A 3,000-square foot replica of an African village, which will occupy the Lory Student Center Main Ballroom this weekend, will educate students and community members about the impact of AIDS on African children.
The national exhibit, “World Vision Experience: AIDS — Step Into Africa,” tours the U.S. in an attempt to spread awareness of the preventable AIDS disease.
The free exhibit lasts from 8:30 a.m. to 8:30 p.m. today through Monday and is sponsored by World Vision, a “Christian humanitarian organization” with programs in more than 60 countries, according to the organization’s Web site.
“We encourage people to come to the exhibit, because people are changed by this exhibit,” said Jennean Heric, the tour manager for World Vision. “What we are hoping is that this is a chance for Americans to step out of their lives and into the life of an African child that has been affected by AIDS.”

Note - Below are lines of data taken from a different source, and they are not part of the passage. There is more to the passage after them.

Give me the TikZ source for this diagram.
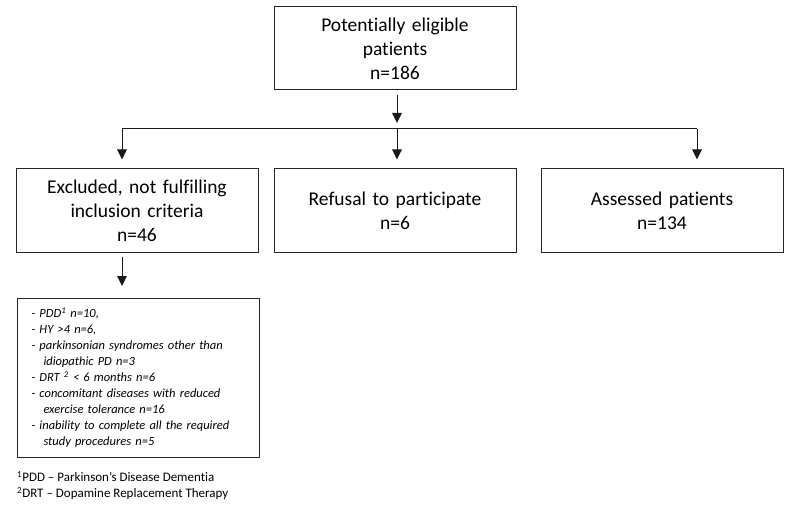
\documentclass[tikz,border=0pt]{standalone}
\usepackage{fontspec}
\setmainfont{Carlito}[Ligatures=NoCommon]
\usetikzlibrary{arrows.meta,positioning}

\begin{document}
\begin{tikzpicture}[x=1pt,y=-1pt]
\tikzset{
    %Define standard arrow tip
    >={Triangle[length=10pt,width=9.5pt]},
    %Define style for boxes
    kasse/.style={
           rectangle,
           draw=black!85, line width=1pt,
           minimum width=242pt,
           minimum height=83pt,
           text width=230pt,
           align=center,
           font=\fontsize{19.5}{24}\selectfont},
    % Define arrow style
    pil/.style={
           ->,
           line width=1pt,
           draw=black!90}
}
\useasboundingbox (0,0) rectangle (794,505);
 %nodes
 \node[kasse] (eligible) at (395,48.5) {Potentially eligible\\patients\\n=186};
 \node[kasse] (refusal) at (395,210.5) {Refusal to participate\\n=6};
 \node[kasse, left=15pt of refusal] (excluded) {Excluded, not fulfilling\\inclusion criteria\\n=46};
 \node[kasse, right=24pt of refusal] (assessed) {Assessed patients\\n=134};
 \node[kasse, anchor=north west, minimum height=159pt, align=left,
       inner xsep=14pt, text width=214pt,
       font=\fontsize{12.5}{16}\selectfont\itshape] (reasons) at (17,298)
   {- PDD\textsuperscript{1} n=10,\\
    - HY >4 n=6,\\
    - parkinsonian syndromes other than\\
    \hspace*{12pt}idiopathic PD n=3\\
    - DRT \textsuperscript{2} < 6 months n=6\\
    - concomitant diseases with reduced\\
    \hspace*{12pt}exercise tolerance n=16\\
    - inability to complete all the required\\
    \hspace*{12pt}study procedures n=5};
 % footnotes under the list
 \node[anchor=north west, inner sep=0pt, align=left,
       font=\fontsize{13}{16}\selectfont] (notes) at (17,471)
   {\textsuperscript{1}PDD -- Parkinson's Disease Dementia\\
    \textsuperscript{2}DRT -- Dopamine Replacement Therapy};
 % branching point below the top box
 \coordinate (split) at (397,129);
 \coordinate (splitl) at (122,129);
 \coordinate (splitr) at (697,129);
 \draw[pil] ([yshift=-5pt]eligible.south -| split) -- ([yshift=6pt]split);
 \draw[line width=1pt, draw=black!90] (splitl) -- (splitr);
 \draw[pil] (splitl) -- ([yshift=9pt]splitl |- excluded.north);
 \draw[pil] (split) -- ([yshift=9pt]split |- refusal.north);
 \draw[pil] (splitr) -- ([yshift=9pt]splitr |- assessed.north);
 \draw[pil] ([yshift=-4pt]excluded.south -| splitl) -- ([yshift=12pt]reasons.north -| splitl);
\end{tikzpicture}
\end{document}
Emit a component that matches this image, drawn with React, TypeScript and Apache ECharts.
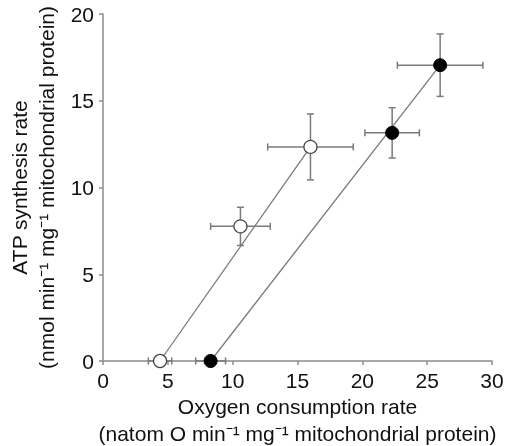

Mary Zenzen, the project manager for the exhibit, said the exhibit is displayed like a “maze,” with four pathways representing the lives of four different children.
The children — Babirye, Mathabo, Kombo and Emmanuel — all have different stories to tell, and everyone visiting the exhibit will be able to listen to one of their personal stories while walking through a re-enactment of what their lives are like.
World Vision now provides for the four children. They inspired the exhibit because their stories show unique aspects of the effects of AIDS, Heric said.
“The exhibit is literally bringing Africa to us: it is designed to look, smell, sound and feel like Africa,” Zenzen said. “The exhibit serves to put a face to AIDS, in order to help bring more awareness to the AIDS pandemic in Africa.”
Heric said World Vision planners aim to bring the exhibit to 70 cities this year.
The Fort Collins church network had expressed interest in bringing the exhibit to Fort Collins, Zenzen said. At this stop, she said, she hopes to emphasize education in Fort Collins, given its status as a college town.
There are more than 25 million people worldwide who are infected with AIDS, and more than 15 million children who have lost one or both parents to AIDS, according to World Vision.
“One of the reasons of the exhibit is to bring awareness to the AIDS pandemic in Africa. The children’s stories are real; they personalize the problem and put a face to the pandemic,” said Jennifer Kuntz, a spokesperson for the tour.
The main goals of the exhibit are to raise awareness of the problem of AIDS worldwide by helping people learn about the impact and magnitude of the problem, Zenzen said.
She said World Vision wants to inspire great public commitment to assist in fighting the AIDS pandemic.
“People have lots of preconceived notions about Africa and AIDS, and this exhibit will change people’s perspectives,” Zenzen said.